The Underbrain
Sunday, April 17, 2005
  No devil but division (an old song.)
So the problem with the move from more poetic structure to more prosaic is specifically the shift away from the vago sort of beauty to the demands of story. I don't want a story where actions/words are overly emblematized as larger things, when—in fact—their most immediate level of reality is their own.

Is this the distrust of metaphor? More and more as I think about it, the Realist presumptions of literature feel weaker and weaker. I guess people have been striving against Realism for a long time. My own preferences take me in very different directions. But I still feel funny pressures to write—

Well here is the question. What else does structure get to do, besides psychological, realist, narrative fiction? My answer—Calvino's Invisible Cities. I would love other examples of highly structured works that do not follow the presumptions of realism. Hm. How does a book work like a device?
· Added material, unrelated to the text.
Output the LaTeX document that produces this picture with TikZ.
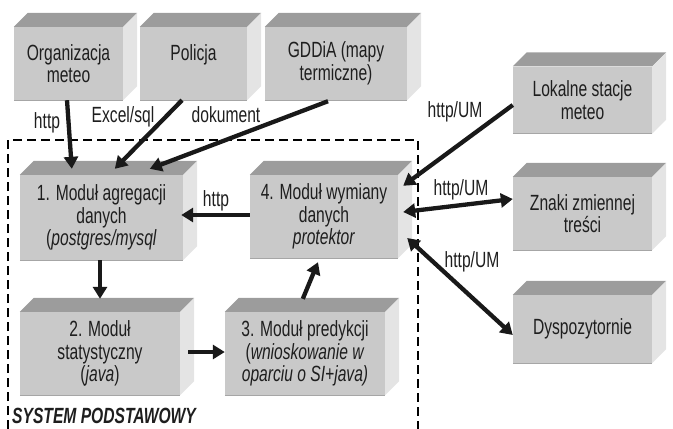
\documentclass[tikz,border=0pt]{standalone}
\usepackage{fontspec}
\setmainfont[FakeStretch=0.71]{Liberation Sans}
\usetikzlibrary{arrows.meta}

\definecolor{frontgray}{HTML}{C9C9C9}
\definecolor{topgray}{HTML}{9C9C9C}
\definecolor{sidegray}{HTML}{E4E4E4}
\definecolor{textgray}{HTML}{1E1E1E}

\begin{document}
\begin{tikzpicture}[
    x=1pt, y=-1pt,
% first : the style of the blocks
    block/.style={
        rectangle,
        fill=frontgray,
        align=center,
        inner sep=0pt,
        text=textgray,
        font=\fontsize{22}{22.5}\selectfont
    },
    linktext/.style={
        inner sep=0pt,
        text=textgray,
        font=\fontsize{22}{22.5}\selectfont
    },
    link/.style={line width=4.3pt, black!90},
    >={Triangle[length=12pt,width=14pt]}
]
\useasboundingbox (0,0) rectangle (673,429);

% the basic system frame
\draw[line width=2.8pt, dash pattern=on 9pt off 5pt] (8,429) -- (8,140) -- (418,140) -- (418,429);
\node[anchor=base west, inner sep=0pt, text=textgray,
    font=\fontsize{22}{22.5}\selectfont\bfseries\itshape] (system) at (12,423) {SYSTEM PODSTAWOWY};

% sources
\node[block, minimum width=109pt, minimum height=73pt] (org) at (68.5,63.5) {Organizacja\\meteo};
\node[block, minimum width=107pt, minimum height=73pt] (pol) at (193.5,63.5) {Policja\\~};
\node[block, minimum width=142pt, minimum height=73pt] (gddia) at (336,63.5) {GDDiA (mapy\\termiczne)};

% outside partners
\node[block, minimum width=139pt, minimum height=67pt] (lok) at (582.5,100) {Lokalne stacje\\meteo};
\node[block, minimum width=139pt, minimum height=73pt] (znaki) at (582.5,213.5) {Znaki zmiennej\\treści};
\node[block, minimum width=139pt, minimum height=68pt] (dispo) at (582.5,329) {Dyspozytornie};

% modules
\node[block, minimum width=163pt, minimum height=85pt] (mod1) at (101.5,217.5) {1. Moduł agregacji\\danych\\(\textit{postgres/mysql}};
\node[block, minimum width=148pt, minimum height=83pt] (mod4) at (324,216.5) {4. Moduł wymiany\\danych\\\textit{protektor}};
\node[block, minimum width=160pt, minimum height=83pt] (mod2) at (100,353.5) {2. Moduł\\statystyczny\\(\textit{java})};
\node[block, minimum width=160pt, minimum height=83pt] (mod3) at (305,353.5) {3. Moduł predykcji\\(\textit{wnioskowanie w}\\\textit{oparciu o SI+java)}};

% 3d faces
\foreach \n in {org,pol,gddia,lok,znaki,dispo,mod1,mod2,mod3,mod4} {
    \fill[topgray] (\n.north west) -- ([xshift=14pt,yshift=14pt]\n.north west)
        -- ([xshift=14pt,yshift=14pt]\n.north east) -- (\n.north east) -- cycle;
    \fill[sidegray] (\n.north east) -- ([xshift=14pt,yshift=14pt]\n.north east)
        -- ([xshift=14pt,yshift=14pt]\n.south east) -- (\n.south east) -- cycle;
    \draw[black!35, line width=1.2pt] (\n.south west) -- (\n.south east);
}

% links
\draw[link,->] ([xshift=-1.5pt]org.south) -- ([xshift=52pt,yshift=6pt]mod1.north west);
\draw[link,->] ([xshift=-11.5pt]pol.south) -- ([xshift=95pt,yshift=6pt]mod1.north west);
\draw[link,->] ([xshift=-8pt,yshift=-1pt]gddia.south) -- ([xshift=130pt,yshift=6pt]mod1.north west);
\draw[link,->] ([yshift=-5pt]lok.west) -- ([xshift=5pt,yshift=-11pt]mod4.north east);
\draw[link,<->] ([xshift=5pt,yshift=4.5pt]mod4.east) -- ([yshift=14.5pt]znaki.west);
\draw[link,<->] ([xshift=9pt,yshift=-21.5pt]mod4.east) -- ([yshift=-6pt]dispo.west);
\draw[link,->] ([yshift=1.5pt]mod4.west) -- ([xshift=-2pt,yshift=2.5pt]mod1.east);
\draw[link,->] ([xshift=-1.5pt]mod1.south) -- ([yshift=13pt]mod2.north);
\draw[link,->] ([xshift=8pt,yshift=1.5pt]mod2.east) -- ([yshift=1.5pt]mod3.west);
\draw[link,->] ([xshift=78pt,yshift=13pt]mod3.north west) -- ([xshift=-6pt,yshift=-4pt]mod4.south);

% link texts
\node[linktext] (t-org) at (47,123) {http};
\node[linktext] (t-pol) at (123,117) {Excel/sql};
\node[linktext] (t-gddia) at (226,115) {dokument};
\node[linktext] (t-lok) at (455,112) {http/UM};
\node[linktext] (t-znaki) at (461,190) {http/UM};
\node[linktext] (t-dispo) at (472,262) {http/UM};
\node[linktext] (t-mod) at (216,201) {http};

\end{tikzpicture}
\end{document}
  1. The book goes directly onto the head.
  2. Unfold the flap. Remove. Cut to the shape of ears.
  3. Remove visors along perforation. Fold down tab. Position as necessary to filter/block vision.
  4. In extreme situations, pages may be removed, shredded, and wet. Work into paste, Coat the tongue and block the nostrils. Exposed skin should be similarly treated.


Use only in situations of extreme stimulation, when separation is desired. It is also possible, though inadvisable, to use in times of great isolation, in order to evoke the sensation of a distant, undetectable overstimulation. At such points, it is essential that the wearer slowly transition to the natural quiet of the surrounding, and find patience and acceptance in it. Within existing isolation, one can capture a strand of self-induced isolation.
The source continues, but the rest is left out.